Demasiado tiempo. O
quizás ningún tiempo. Todo se vuelve relativo cuando la decisión de hacer choca
con una cierta pereza, desánimo o duda, provenientes de la confusión, de la
ingente proyección de imágenes y noticias que bombardean y destruyen la
intención de reflexionarlas, y más ahora que ya no se puede uno refugiar
siquiera en la intimidad del relato, germinada de soledad e imaginación,
conceptos yermos, arrasados por la incapacidad insaciable de una voluntad
quebrada, semejante y como tal, una mal estudiante que es incapaz de adaptarla
a la finalidad intentada.
Porque si ya está dicho para que
incidir en ello. El pozo seco que ya no aporta nada, si es que alguna vez
aportó algo, a lo ya proyectado. O el miedo a repetir, repetirse, a ser un mero
transmisor de algo ya conocido, diseccionado, analizado e, incluso, intervenido
estéticamente y convertido en algo que ya no es. Tiroteo de mensajes que hacen
que la mera ponderación de uno de ellos quede desfasada en el poco o mucho
tiempo que se necesita para su autopsia, para su análisis, para aportar lo
mucho o poco de una visión individual o particular, desposeyéndola de la
generalidad injusta. Dejar de condescender cuando una simple mirada te expulsa,
te muestra que toda ilusión por los cambios es falsa.
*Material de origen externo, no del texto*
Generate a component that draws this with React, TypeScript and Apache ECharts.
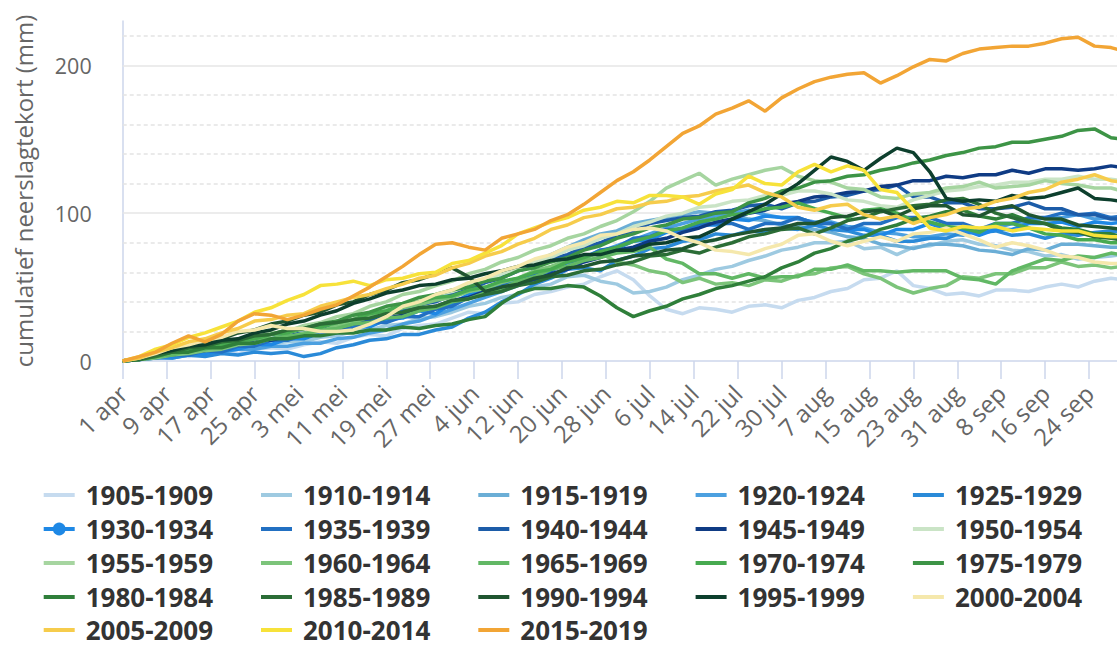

Las palabras glaseadas, las rimas
escarchadas, los significados febriles de oropel, ponen de manifiesto la
verdadera naturaleza de la madurez impostada, del compromiso falso, bisutería
veteada de fraudulenta responsabilidad. Nacional, internacional, local,
opinión, deportes… ¡qué más da! No deja de ser un puzle al que le faltan
demasiadas piezas y cualquier conato de inicio está de antemano condenado al
fracaso. Entonces, ¿de qué hablar? ¿En el fondo tienen algo de importancia ante
la cercanía personal de los sucesos que desgarran? Dejar de ser un
reflexionador de historias y convertirse en un francotirador de sumarios puede
ser una salida, indigna, pero con la posibilidad de no fracasar, de no cejar de
caminar y continuar el empeño, aún cuando la causa vaya quedando cada vez más
lejos.
A veces hay que aceptar que hay que
orillarse al carril derecho de la autopista para dejar paso y no convertirse en
aquél que por orgullo, por no aceptar la decadencia, sigue en el carril de
velocidad aún cuando el vehículo que lo transporta ya no pertenece a este
tiempo. Solamente una carcasa de aquel modelo que hace años fue puntero pero
cuyo motor, desfasado, no aguanta el ritmo del tiempo nuevo. O, decididamente,
tunear el motor de la intención y, aún cuando se viaje a la misma velocidad,
ser capaces de acelerar en el momento que se requiera dicha condición y ronronear
el resto del camino descubriendo el paisaje que nunca antes tuvimos la
posibilidad de contemplar al fijarnos solamente en el horizonte más próximo.
Sí, creo que modificar puede ser algo más que una intención. No importa ya cuantos
viajeros suban en cada recorrido o cuántos de ellos elijan otro medio de
transporte. Un simple botón puede llevarles con la rapidez que ellos demanden a
través de infinitas carreteras virtuales, aunque la mayoría a ninguna parte.
Viajes sesgados, murmullos de vecindad que se propagan con la celeridad con la
que se propaga el veneno de la serpiente amortajando a su víctima.
Hoy es martes y cuando deje de escribir, leeré. Orillado
por fin, observaré plácidamente como el vértigo me sobrepasa y me precede,
porque ya no importa la premura por contar(te).